Pull every line containing "matplotlib" out of the material below.
+-------+
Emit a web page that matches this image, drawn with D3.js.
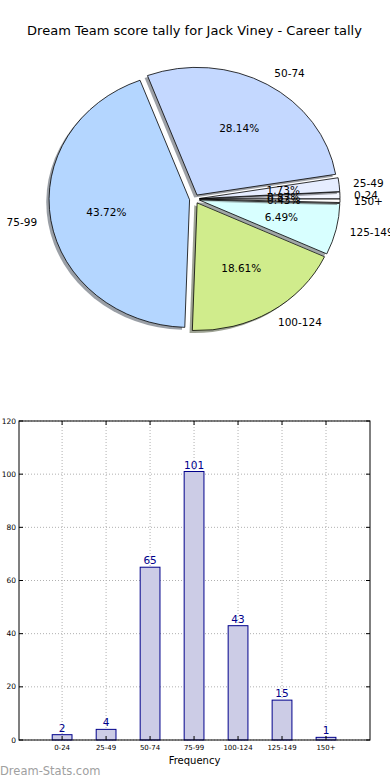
<!DOCTYPE html>
<html>
<head>
<meta charset="utf-8">
<script src="https://cdn.jsdelivr.net/npm/d3@7"></script>
<style>
html,body{margin:0;padding:0;background:#fff;}
svg{display:block;font-family:"DejaVu Sans",sans-serif;}
</style>
</head>
<body>
<svg id="chart" width="390" height="780"></svg>
<script>
const categories = ["0-24","25-49","50-74","75-99","100-124","125-149","150+"];
const counts = [2,4,65,101,43,15,1];
const sliceColors = ["#f4f6ff","#e6edff","#c4d8ff","#b4d6ff","#d0ec8c","#d8ffff","#ffffff"];
const yTicks = [0,20,40,60,80,100,120];
const titleText = "Dream Team score tally for Jack Viney - Career tally";

const svg = d3.select("#chart");
svg.append("rect").attr("width",390).attr("height",780).attr("fill","#fff");

// Title
svg.append("text").attr("x",194.5).attr("y",35).attr("text-anchor","middle")
  .attr("font-size",13).attr("fill","#000").text(titleText);

// ---------- Pie ----------
const cx = 194.5, cy = 199, rx = 140.5, ry = 127.7, k = ry/rx, ex = 5;
const total = d3.sum(counts);
const pie = d3.pie().sort(null).startAngle(Math.PI/2).endAngle(Math.PI/2 - 2*Math.PI);
const arcs = pie(counts);
const arcGen = d3.arc().innerRadius(0).outerRadius(rx);
const pieG = svg.append("g");

arcs.forEach((a,i)=>{
  const m = (a.startAngle + a.endAngle)/2;
  const dx = ex*Math.sin(m), dy = -ex*k*Math.cos(m);
  // shadow
  const c = d3.rgb(sliceColors[i]);
  pieG.append("path").attr("d", arcGen(a))
    .attr("transform", `translate(${cx+dx-2.8},${cy+dy+2.5}) scale(1,${k})`)
    .attr("fill", d3.rgb(c.r*0.3,c.g*0.3,c.b*0.3)).attr("fill-opacity",0.5);
  pieG.append("path").attr("d", arcGen(a))
    .attr("transform", `translate(${cx+dx},${cy+dy}) scale(1,${k})`)
    .attr("fill", sliceColors[i]).attr("stroke","#000").attr("stroke-width",0.8)
    .attr("vector-effect","non-scaling-stroke").attr("stroke-linejoin","round");
});
arcs.forEach((a,i)=>{
  const m = (a.startAngle + a.endAngle)/2;
  const s = Math.sin(m), co = Math.cos(m);
  const lx = cx + (1.1*rx + ex)*s, ly = cy - (1.1*ry + ex*k)*co;
  pieG.append("text").attr("x",lx).attr("y",ly).attr("dy","0.36em")
    .attr("text-anchor", s>0 ? "start" : "end").attr("font-size",10.5).attr("fill","#000")
    .text(categories[i]);
  const px = cx + (0.6*rx + ex)*s, py = cy - (0.6*ry + ex*k)*co;
  pieG.append("text").attr("x",px).attr("y",py).attr("dy","0.36em")
    .attr("text-anchor","middle").attr("font-size",10.5).attr("fill","#000")
    .text((counts[i]/total*100).toFixed(2)+"%");
});

// ---------- Bar chart ----------
const L = 19, R = 370, T = 421, B = 740;
const x = d3.scaleLinear().domain([-0.98, 7]).range([L, R]);
const y = d3.scaleLinear().domain([0, 120]).range([B, T]);
const bw = 0.45;
const barG = svg.append("g");

// grid
yTicks.forEach(t=>{
  barG.append("line").attr("x1",L).attr("x2",R).attr("y1",y(t)).attr("y2",y(t))
    .attr("stroke","#b0b0b0").attr("stroke-width",1).attr("stroke-dasharray","1,2");
});
categories.forEach((c,i)=>{
  barG.append("line").attr("x1",x(i)).attr("x2",x(i)).attr("y1",T).attr("y2",B)
    .attr("stroke","#b0b0b0").attr("stroke-width",1).attr("stroke-dasharray","1,2");
});

// bars
categories.forEach((c,i)=>{
  barG.append("rect").attr("x",x(i-bw/2)).attr("width",x(bw)-x(0))
    .attr("y",y(counts[i])).attr("height",y(0)-y(counts[i]))
    .attr("fill","#ccccE6").attr("stroke","#00008b").attr("stroke-width",1);
  barG.append("text").attr("x",x(i)).attr("y",y(counts[i])-3)
    .attr("text-anchor","middle").attr("font-size",10.5).attr("fill","#00008b")
    .text(counts[i]);
});

// frame
barG.append("rect").attr("x",L).attr("y",T).attr("width",R-L).attr("height",B-T)
  .attr("fill","none").attr("stroke","#000").attr("stroke-width",1);

// ticks
yTicks.forEach(t=>{
  barG.append("line").attr("x1",L).attr("x2",L+4).attr("y1",y(t)).attr("y2",y(t)).attr("stroke","#000");
  barG.append("line").attr("x1",R-4).attr("x2",R).attr("y1",y(t)).attr("y2",y(t)).attr("stroke","#000");
  barG.append("text").attr("x",L-3).attr("y",y(t)).attr("dy","0.35em").attr("text-anchor","end")
    .attr("font-size",7.5).attr("fill","#000").text(t);
});
categories.forEach((c,i)=>{
  barG.append("line").attr("x1",x(i)).attr("x2",x(i)).attr("y1",B).attr("y2",B-4).attr("stroke","#000");
  barG.append("line").attr("x1",x(i)).attr("x2",x(i)).attr("y1",T).attr("y2",T+4).attr("stroke","#000");
  barG.append("text").attr("x",x(i)).attr("y",B+10).attr("text-anchor","middle")
    .attr("font-size",7).attr("fill","#000").text(c);
});
barG.append("text").attr("x",(L+R)/2).attr("y",764).attr("text-anchor","middle")
  .attr("font-size",10).attr("fill","#000").text("Frequency");

// watermark
svg.append("text").attr("x",0).attr("y",775).attr("font-size",11.5)
  .attr("fill","#a0a0a0").attr("font-family","'DejaVu Sans',sans-serif").text("Dream-Stats.com");
</script>
</body>
</html>
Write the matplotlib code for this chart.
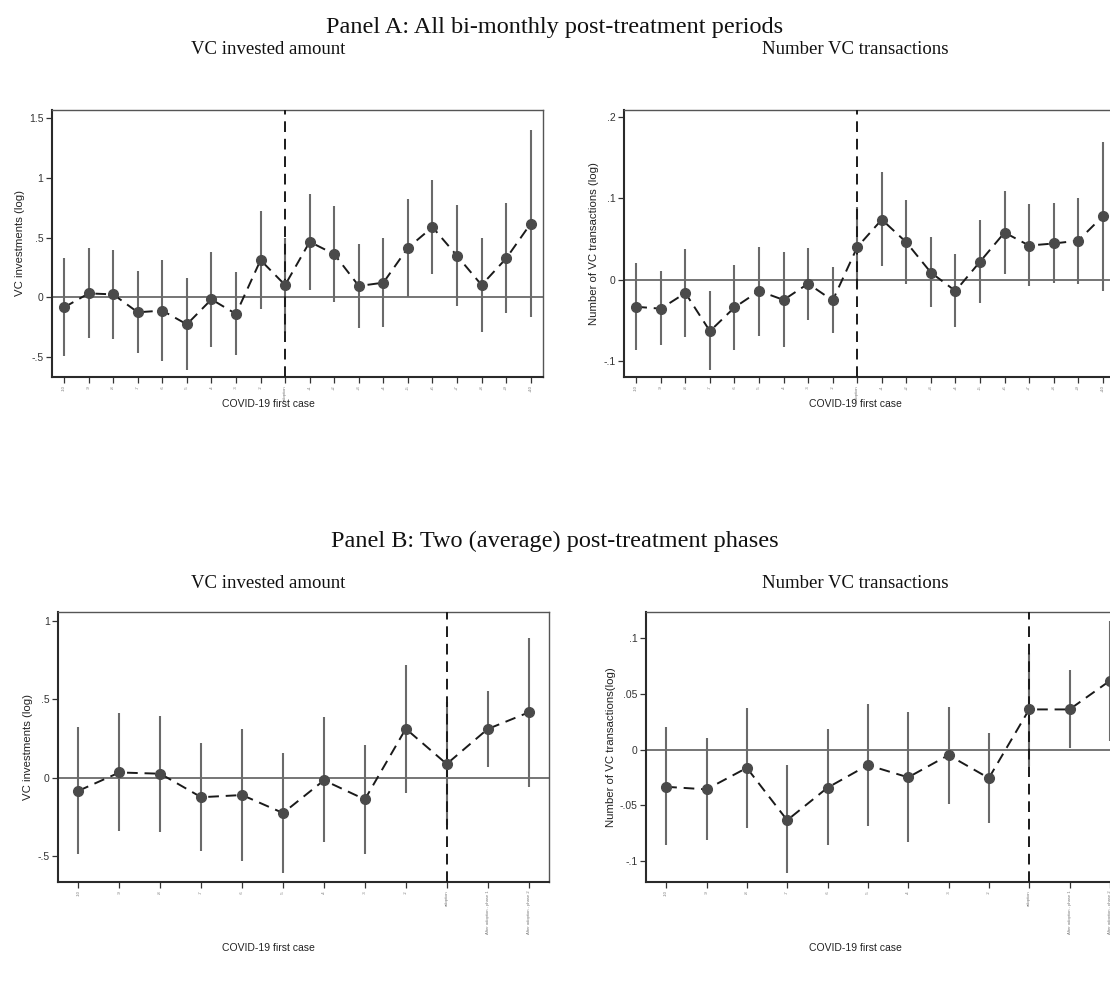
import matplotlib
matplotlib.use("Agg")
import matplotlib.pyplot as plt
import numpy as np

# ---------------- data ----------------
pre_labels = ["-10", "-9", "-8", "-7", "-6", "-5", "-4", "-3", "-2"]
post_labels_a = ["+1", "+2", "+3", "+4", "+5", "+6", "+7", "+8", "+9", "+10"]
labels_a = pre_labels + ["adoption"] + post_labels_a
labels_b = pre_labels + ["adoption", "After adoption - phase 1", "After adoption - phase 2"]

# VC invested amount (log)
inv_pre_coef = [-0.084, 0.033, 0.025, -0.125, -0.111, -0.226, -0.017, -0.139, 0.312]
inv_pre_lo = [-0.488, -0.343, -0.348, -0.468, -0.530, -0.607, -0.412, -0.485, -0.097]
inv_pre_hi = [0.326, 0.410, 0.393, 0.220, 0.310, 0.159, 0.384, 0.209, 0.719]

inv_a_post_coef = [0.103, 0.465, 0.362, 0.095, 0.123, 0.415, 0.588, 0.348, 0.103, 0.326, 0.618]
inv_a_post_lo = [-0.300, 0.064, -0.042, -0.259, -0.245, 0.006, 0.195, -0.075, -0.287, -0.131, -0.162]
inv_a_post_hi = [0.500, 0.864, 0.763, 0.446, 0.499, 0.825, 0.983, 0.777, 0.496, 0.786, 1.398]

inv_b_post_coef = [0.087, 0.310, 0.416]
inv_b_post_lo = [-0.300, 0.070, -0.057]
inv_b_post_hi = [0.480, 0.554, 0.892]

# Number of VC transactions (log)
num_pre_coef = [-0.0335, -0.0358, -0.0165, -0.0635, -0.0343, -0.0140, -0.0250, -0.0050, -0.0257]
num_pre_lo = [-0.0862, -0.0810, -0.0707, -0.1113, -0.0862, -0.0690, -0.0832, -0.0493, -0.0660]
num_pre_hi = [0.0205, 0.0101, 0.0373, -0.0137, 0.0183, 0.0407, 0.0338, 0.0385, 0.0150]

num_a_post_coef = [0.040, 0.074, 0.046, 0.0087, -0.014, 0.022, 0.058, 0.042, 0.0445, 0.048, 0.078]
num_a_post_lo = [-0.010, 0.0165, -0.006, -0.034, -0.0586, -0.029, 0.0074, -0.008, -0.004, -0.005, -0.0136]
num_a_post_hi = [0.090, 0.133, 0.098, 0.053, 0.032, 0.074, 0.109, 0.093, 0.094, 0.100, 0.169]

num_b_post_coef = [0.036, 0.036, 0.0617]
num_b_post_lo = [-0.015, 0.001, 0.0077]
num_b_post_hi = [0.087, 0.071, 0.1157]

yticks_inv_a = [-0.5, 0, 0.5, 1, 1.5]
yticklabels_inv_a = ["-.5", "0", ".5", "1", "1.5"]
yticks_num_a = [-0.1, 0, 0.1, 0.2]
yticklabels_num_a = ["-.1", "0", ".1", ".2"]
yticks_inv_b = [-0.5, 0, 0.5, 1]
yticklabels_inv_b = ["-.5", "0", ".5", "1"]
yticks_num_b = [-0.1, -0.05, 0, 0.05, 0.1]
yticklabels_num_b = ["-.1", "-.05", "0", ".05", ".1"]

# ---------------- figure ----------------
W, H = 1110, 990
fig = plt.figure(figsize=(W / 100, H / 100), dpi=100)
fig.patch.set_facecolor("white")

SANS = ["Liberation Sans", "DejaVu Sans"]
SERIF = ["Liberation Serif", "DejaVu Serif"]


def ax_at(x0, y0, x1, y1):
    return fig.add_axes([x0 / W, 1 - y1 / H, (x1 - x0) / W, (y1 - y0) / H])


def draw(ax, labels, coef, lo, hi, ylim, yticks, yticklabels, ylabel, adopt_idx):
    x = np.arange(len(labels))
    ax.vlines(x, lo, hi, colors="#6a6a6a", linewidth=1.5, zorder=1)
    ax.axhline(0, color="#6a6a6a", linewidth=1.3, zorder=2)
    ax.axvline(adopt_idx, color="#1a1a1a", linewidth=1.4, linestyle=(0, (5.5, 3.5)), zorder=3)
    ax.plot(x, coef, color="#1a1a1a", linewidth=1.4, linestyle=(0, (5.5, 3.5)), zorder=4)
    ax.plot(x, coef, linestyle="none", marker="o", markersize=7, color="#4a4a4a",
            markeredgecolor="#4a4a4a", zorder=5)
    ax.set_xlim(-0.5, len(labels) - 0.5)
    ax.set_ylim(*ylim)
    ax.set_yticks(yticks)
    ax.set_yticklabels(yticklabels, fontsize=7.5, family=SANS, color="#333333")
    ax.set_xticks(x)
    ax.set_xticklabels(labels, rotation=90, fontsize=3.0, family=SANS, color="#777777")
    ax.tick_params(axis="y", direction="out", length=4, width=0.9, colors="#333333", pad=2)
    ax.tick_params(axis="x", direction="out", length=4, width=0.9, colors="#333333", pad=2,
                   labelcolor="#777777")
    ax.set_ylabel(ylabel, fontsize=8.2, family=SANS, color="#222222", labelpad=3)
    for side in ["left", "bottom"]:
        ax.spines[side].set_linewidth(1.5)
        ax.spines[side].set_color("#2a2a2a")
    for side in ["top", "right"]:
        ax.spines[side].set_linewidth(1.0)
        ax.spines[side].set_color("#555555")


# Panel A
ax1 = ax_at(51.8, 110, 543, 377)
draw(ax1, labels_a, inv_pre_coef + inv_a_post_coef, inv_pre_lo + inv_a_post_lo,
     inv_pre_hi + inv_a_post_hi, (-0.667, 1.569), yticks_inv_a, yticklabels_inv_a,
     "VC investments (log)", 9)

ax2 = ax_at(624, 110, 1115, 377)
draw(ax2, labels_a, num_pre_coef + num_a_post_coef, num_pre_lo + num_a_post_lo,
     num_pre_hi + num_a_post_hi, (-0.120, 0.209), yticks_num_a, yticklabels_num_a,
     "Number of VC transactions (log)", 9)

# Panel B
ax3 = ax_at(58, 612, 549, 882)
draw(ax3, labels_b, inv_pre_coef + inv_b_post_coef, inv_pre_lo + inv_b_post_lo,
     inv_pre_hi + inv_b_post_hi, (-0.666, 1.057), yticks_inv_b, yticklabels_inv_b,
     "VC investments (log)", 9)

ax4 = ax_at(646, 612, 1130, 882)
draw(ax4, labels_b, num_pre_coef + num_b_post_coef, num_pre_lo + num_b_post_lo,
     num_pre_hi + num_b_post_hi, (-0.119, 0.1235), yticks_num_b, yticklabels_num_b,
     "Number of VC transactions(log)", 9)

# Titles and labels
def ftext(x, y, s, **kw):
    fig.text(x / W, 1 - y / H, s, ha="center", va="center", **kw)

ftext(555, 27, "Panel A: All bi-monthly post-treatment periods", fontsize=17.5, family=SERIF, color="#111111")
ftext(268, 50, "VC invested amount", fontsize=13.5, family=SERIF, color="#111111")
ftext(855, 50, "Number VC transactions", fontsize=13.5, family=SERIF, color="#111111")
ftext(555, 541, "Panel B: Two (average) post-treatment phases", fontsize=17.5, family=SERIF, color="#111111")
ftext(268, 584, "VC invested amount", fontsize=13.5, family=SERIF, color="#111111")
ftext(855, 584, "Number VC transactions", fontsize=13.5, family=SERIF, color="#111111")

ftext(268, 404, "COVID-19 first case", fontsize=7.5, family=SANS, color="#222222")
ftext(855, 404, "COVID-19 first case", fontsize=7.5, family=SANS, color="#222222")
ftext(268, 948, "COVID-19 first case", fontsize=7.5, family=SANS, color="#222222")
ftext(855, 948, "COVID-19 first case", fontsize=7.5, family=SANS, color="#222222")

fig.savefig("out.png", dpi=100, facecolor="white")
+-------+
§ ANSWER TO THIS TASK:
Write the matplotlib code for this chart.
import matplotlib
matplotlib.use("Agg")
import matplotlib.pyplot as plt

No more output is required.